Researchers evaluated the association between consumption of coffee, tea, or soft drinks and glaucoma in the participants of the 2005–06 National Health and Nutrition Examination Survey (NHANES). Among those who consumed at least one cup of hot tea per day, the odds of having glaucoma were 74 percent lower than those of non-tea drinkers, according to the study.
Some past research has found that coffee drinkers have a higher risk of glaucoma, while other research has shown the opposite, Dr. Anne Coleman, lead researcher and director of the UCLA Mobile Eye Clinic, said in an article in Consumer Reports.

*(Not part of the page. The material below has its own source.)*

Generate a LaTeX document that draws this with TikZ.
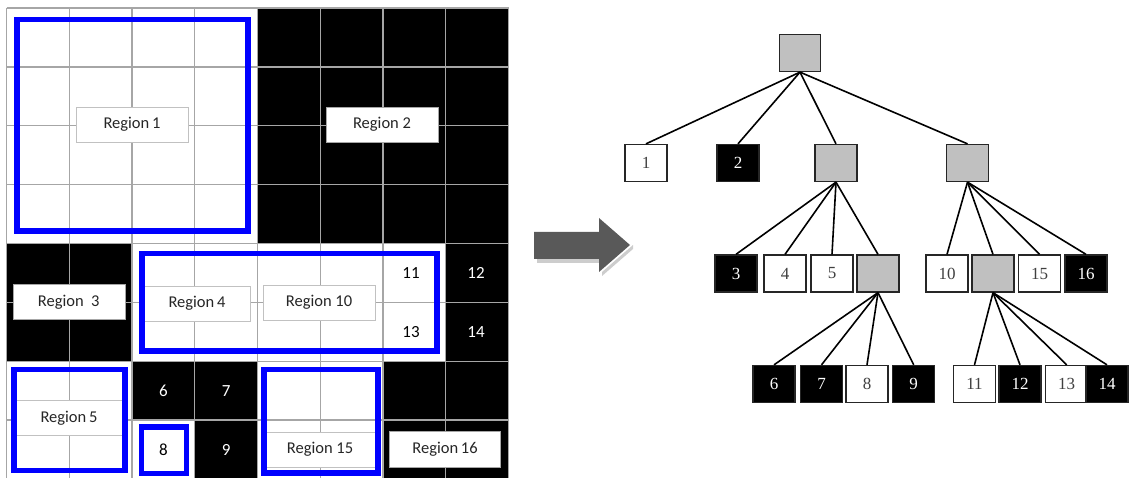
\documentclass[tikz,border=0pt]{standalone}
\usepackage{fontspec}
\newfontfamily\gridfont{Carlito}
\newfontfamily\treefont{Liberation Serif}
\definecolor{regionblue}{RGB}{0,0,255}
\definecolor{gridgray}{RGB}{166,166,166}
\definecolor{arrowgray}{RGB}{89,89,89}
\definecolor{shadowgray}{RGB}{205,205,205}
\definecolor{nodegray}{RGB}{192,192,192}

\begin{document}
\begin{tikzpicture}[x=1pt,y=-1pt,
gridline/.style={draw=gridgray, line width=1.3pt},
regionbox/.style={draw=regionblue, line width=5.5pt},
regiontag/.style={
draw=gridgray!70,
fill=white,
rectangle,
minimum width=112pt,
minimum height=35pt,
inner sep=0pt,
text=black!85,
font=\gridfont\fontsize{16.5}{18}\selectfont},
cellnum/.style={font=\gridfont\fontsize{17}{19}\selectfont},
leaf/.style={
draw=black!85,
line width=1.3pt,
rectangle,
minimum width=42pt,
minimum height=37pt,
inner sep=0pt,
font=\treefont\fontsize{17}{19}\selectfont},
wleaf/.style={leaf, fill=white, text=black!75},
bleaf/.style={leaf, fill=black, text=white},
gleaf/.style={leaf, fill=nodegray},
edge/.style={line width=1.6pt}
]
\useasboundingbox (0,0) rectangle (1130,478);

% grid
\begin{scope}[shift={(6.5,8)}, x=62.75pt, y=-58.875pt]
\fill[white] (0,0) rectangle (8,8);
\foreach \c/\r/\w/\h in {4/0/4/4, 0/4/2/2, 7/4/1/2, 2/6/2/1, 3/7/1/1, 6/6/2/2}
  \fill[black] (\c,\r) rectangle ++(\w,\h);
\foreach \i in {0,...,8}{
  \draw[gridline] (\i,0) -- (\i,8);
  \draw[gridline] (0,\i) -- (8,\i);
}
\end{scope}

% region labels
\draw (132,124.5)node[regiontag](r1){Region\,1};
\draw (382,124.5)node[regiontag, draw=gridgray](r2){Region 2};
\draw (68.7,302)node[regiontag, draw=gridgray](r3){Region\ \ 3};
\draw (197,303.7)node[regiontag, minimum width=106pt](r4){Region\,4};
\draw (319,302.5)node[regiontag](r10){Region 10};
\draw (69,418)node[regiontag](r5){Region\,5};
\draw (320,449.5)node[regiontag](r15){Region 15};
\draw (445,449)node[regiontag, draw=gridgray, minimum width=111pt, minimum height=36.5pt](r16){Region\,16};

% single cells
\draw (163.4,390.7)node[cellnum, text=white](c6){6};
\draw (226.1,390.7)node[cellnum, text=white](c7){7};
\draw (163.4,449.6)node[cellnum](c8){8};
\draw (226.1,449.6)node[cellnum, text=white](c9){9};
\draw (411,272.9)node[cellnum](c11){11};
\draw (476,272.9)node[cellnum, text=white](c12){12};
\draw (411,331.8)node[cellnum](c13){13};
\draw (476,331.8)node[cellnum, text=white](c14){14};

% blue regions
\draw[regionbox] (17,19.7) rectangle (248,231);
\draw[regionbox] (142,253.7) rectangle (437,351);
\draw[regionbox] (14,369.7) rectangle (125,470.5);
\draw[regionbox] (141.3,427) rectangle (186.7,473.7);
\draw[regionbox] (264,369.7) rectangle (378,473);

% arrow
\fill[shadowgray] (537,259) rectangle (602,263);
\fill[shadowgray] (602,272) -- (633,245) -- (633,249) -- (602,276) -- cycle;
\fill[arrowgray] (534,232) -- (599,232) -- (599,218) -- (630,245) -- (599,272) -- (599,259) -- (534,259) -- cycle;

% tree
\draw (800,53)node[gleaf, minimum width=41pt](root){};
\draw (646,163)node[wleaf](l1){1};
\draw (738,163)node[bleaf](l2){2};
\draw (836,163)node[gleaf](g1){};
\draw (967.5,163)node[gleaf](g2){};
\draw (736,273.5)node[bleaf](l3){3};
\draw (785,273.5)node[wleaf](l4){4};
\draw (832,273.5)node[wleaf](l5){5};
\draw (878,273.5)node[gleaf](g3){};
\draw (947,273.5)node[wleaf](l10){10};
\draw (993,273.5)node[gleaf](g4){};
\draw (1039.5,273.5)node[wleaf](l15){15};
\draw (1086,273.5)node[bleaf](l16){16};
\draw (774,384)node[bleaf](l6){6};
\draw (821.5,384)node[bleaf](l7){7};
\draw (867,384)node[wleaf](l8){8};
\draw (913.7,384)node[bleaf](l9){9};
\draw (974.5,384)node[wleaf](l11){11};
\draw (1020,384)node[bleaf](l12){12};
\draw (1066.7,384)node[wleaf](l13){13};
\draw (1107,384)node[bleaf](l14){14};

\foreach \p/\c in {root/l1, root/l2, root/g1, root/g2, g1/l3, g1/l4, g1/l5, g1/g3,
  g2/l10, g2/g4, g2/l15, g2/l16, g3/l6, g3/l7, g3/l8, g3/l9,
  g4/l11, g4/l12, g4/l13, g4/l14}
  \draw[edge] (\p.south) -- (\c.north);

\end{tikzpicture}
\end{document}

“In this recent study, however, there were no links observed between coffee consumption and glaucoma. Hot tea, however, was found to have a potential benefit. (Iced tea, decaffeinated iced tea and any kind of soda appeared to have no connection to changing one’s glaucoma risk.),” according to the article.
While the study shows an association between tea drinking and lower glaucoma risk, it does not prove that tea is preventive against the disease.
“There may be other lifestyle factors with these daily tea drinkers that we’re not accounting for here,” Coleman told Consumer Reports.
The researchers said they chose the 2005–06 survey because that year 1,678 participants agreed to share full eye test results.
Glaucoma, a disease of the eye’s optic nerve, affects about 3 million Americans and is a leading cause of blindness, according to the National Eye Institute. In 2010 alone, 1.9 percent of the North American population age 40 and older was diagnosed with some form of glaucoma.